WRITTEN REQUEST
Set the listing down unchanged, minus every embedded image.

INFORMATION SHOWN
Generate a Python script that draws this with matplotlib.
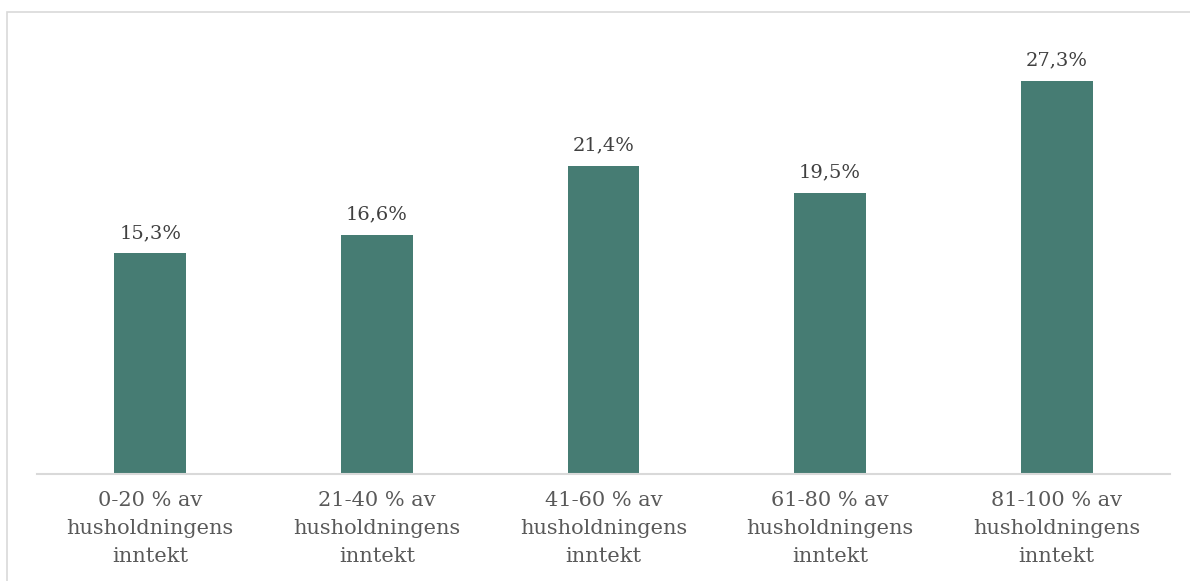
import matplotlib.pyplot as plt
from matplotlib.patches import Rectangle

# Data
kategorier = ["0-20 % av\nhusholdningens\ninntekt",
              "21-40 % av\nhusholdningens\ninntekt",
              "41-60 % av\nhusholdningens\ninntekt",
              "61-80 % av\nhusholdningens\ninntekt",
              "81-100 % av\nhusholdningens\ninntekt"]
andeler = [15.3, 16.6, 21.4, 19.5, 27.3]
etiketter = ["15,3%", "16,6%", "21,4%", "19,5%", "27,3%"]

plt.rcParams['font.family'] = ['DejaVu Serif']

fig = plt.figure(figsize=(11.9, 5.81), dpi=100)
ax = fig.add_axes([37/1190, 1 - 474/581, (1170 - 37)/1190, (474 - 20)/581])

x = range(len(andeler))
bars = ax.bar(x, andeler, width=0.317, color="#467c73")

for xi, v, t in zip(x, andeler, etiketter):
    ax.annotate(t, (xi, v), xytext=(0, 8), textcoords="offset points",
                ha="center", va="bottom", fontsize=14, color="#404040")

ax.set_xlim(-0.5, len(andeler) - 0.5)
ax.set_ylim(0, 31.5)
ax.set_xticks(list(x))
ax.set_xticklabels(kategorier, fontsize=15, color="#595959", linespacing=1.6)
ax.tick_params(axis="x", length=0, pad=12)
ax.set_yticks([])
for s in ["top", "right", "left"]:
    ax.spines[s].set_visible(False)
ax.spines["bottom"].set_color("#d9d9d9")
ax.spines["bottom"].set_linewidth(1.5)

# ramme rundt diagrammet
fig.patches.append(Rectangle((7/1190, -0.01), 1.0, 1 - 12/581 + 0.01,
                             transform=fig.transFigure, fill=False,
                             edgecolor="#d9d9d9", linewidth=1.2))

fig.savefig("out.png", dpi=100)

EXPECTED ANSWER
Generate a Python script that draws this with matplotlib.
import matplotlib.pyplot as plt
from matplotlib.patches import Rectangle

# Data
kategorier = ["0-20 % av\nhusholdningens\ninntekt",
              "21-40 % av\nhusholdningens\ninntekt",
              "41-60 % av\nhusholdningens\ninntekt",
              "61-80 % av\nhusholdningens\ninntekt",
              "81-100 % av\nhusholdningens\ninntekt"]
andeler = [15.3, 16.6, 21.4, 19.5, 27.3]
etiketter = ["15,3%", "16,6%", "21,4%", "19,5%", "27,3%"]

plt.rcParams['font.family'] = ['DejaVu Serif']

fig = plt.figure(figsize=(11.9, 5.81), dpi=100)
ax = fig.add_axes([37/1190, 1 - 474/581, (1170 - 37)/1190, (474 - 20)/581])

x = range(len(andeler))
bars = ax.bar(x, andeler, width=0.317, color="#467c73")

for xi, v, t in zip(x, andeler, etiketter):
    ax.annotate(t, (xi, v), xytext=(0, 8), textcoords="offset points",
                ha="center", va="bottom", fontsize=14, color="#404040")

ax.set_xlim(-0.5, len(andeler) - 0.5)
ax.set_ylim(0, 31.5)
ax.set_xticks(list(x))
ax.set_xticklabels(kategorier, fontsize=15, color="#595959", linespacing=1.6)
ax.tick_params(axis="x", length=0, pad=12)
ax.set_yticks([])
for s in ["top", "right", "left"]:
    ax.spines[s].set_visible(False)
ax.spines["bottom"].set_color("#d9d9d9")
ax.spines["bottom"].set_linewidth(1.5)

# ramme rundt diagrammet
fig.patches.append(Rectangle((7/1190, -0.01), 1.0, 1 - 12/581 + 0.01,
                             transform=fig.transFigure, fill=False,
                             edgecolor="#d9d9d9", linewidth=1.2))

fig.savefig("out.png", dpi=100)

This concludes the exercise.